砂漠の植物の代表、サボテン。早春のデスバレーで見つけた岩陰の小さなサボテン。

早春のデスバレーを彩っていた、野菊のような花。

デスバレーの谷底を走る道路。次の見所までかなりの距離がある。

「マッシュルーム・ロック」という火山性の岩が残されていた。

ファーネス・クリーク・インから北、ストーブ・パイプ・ウエルス・ビレッジへ向かって走ると、サンデューン(砂丘)がある。風が吹くと砂嵐を巻き起こし、また新しい景色を作り出す。砂嵐のあとに見る景色は、さっきまでのものとまったく違ったものだ。

日が暮れるにしては少し早すぎると思っていると、急に砂嵐が襲ってきた。
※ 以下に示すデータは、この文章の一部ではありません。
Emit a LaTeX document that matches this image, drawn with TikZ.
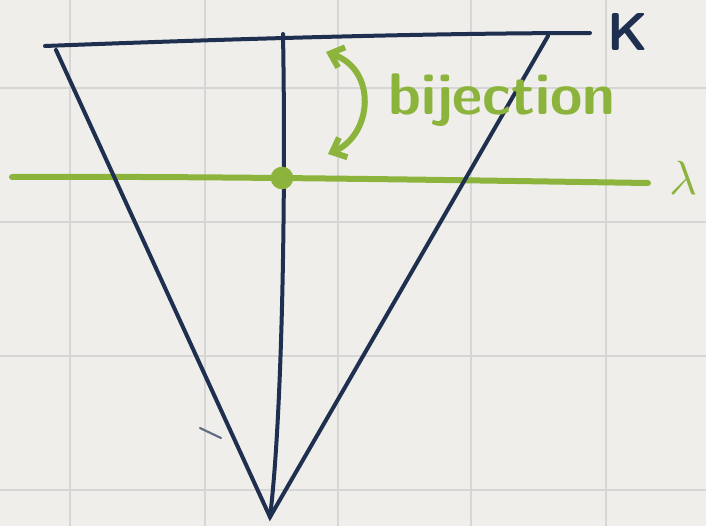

車のちょっとした隙間から、砂が流れるように入ってくるのだ。

砂嵐の中心が右側にある地平線のかなたへいってしまうと、今度はデスバレー全体が本当に地獄の世界のような形相になってきた。(フィッシュ・アイ・レンズで撮影)

デスバレーを囲む山脈の一つ、ブラック山脈の頂上、標高1669メートルのダンテス・ビュー展望台。ここまで登ると、谷底とはうってかわった寒さだ。白く見えるのは、谷底の塩の砂漠。

谷底に残っている、大昔の海の名残のバッドウォーターと呼ばれる池。湧き水もでている。

地下300メートル以上まで95%以上、食卓塩ほどの純度を誇る塩砂漠、デビルス・ゴルフ・コース。

本来なら、このバッドウォーターは、水面下85メートルにあるはずのところ。岸壁の途中にあるシーレベルの表示が小さく見える。

地下水によってできているバッドウォーター付近の塩砂漠は水分があるため、地表が平坦だ。アメリカ西部、ソルトレーク砂漠に似ている。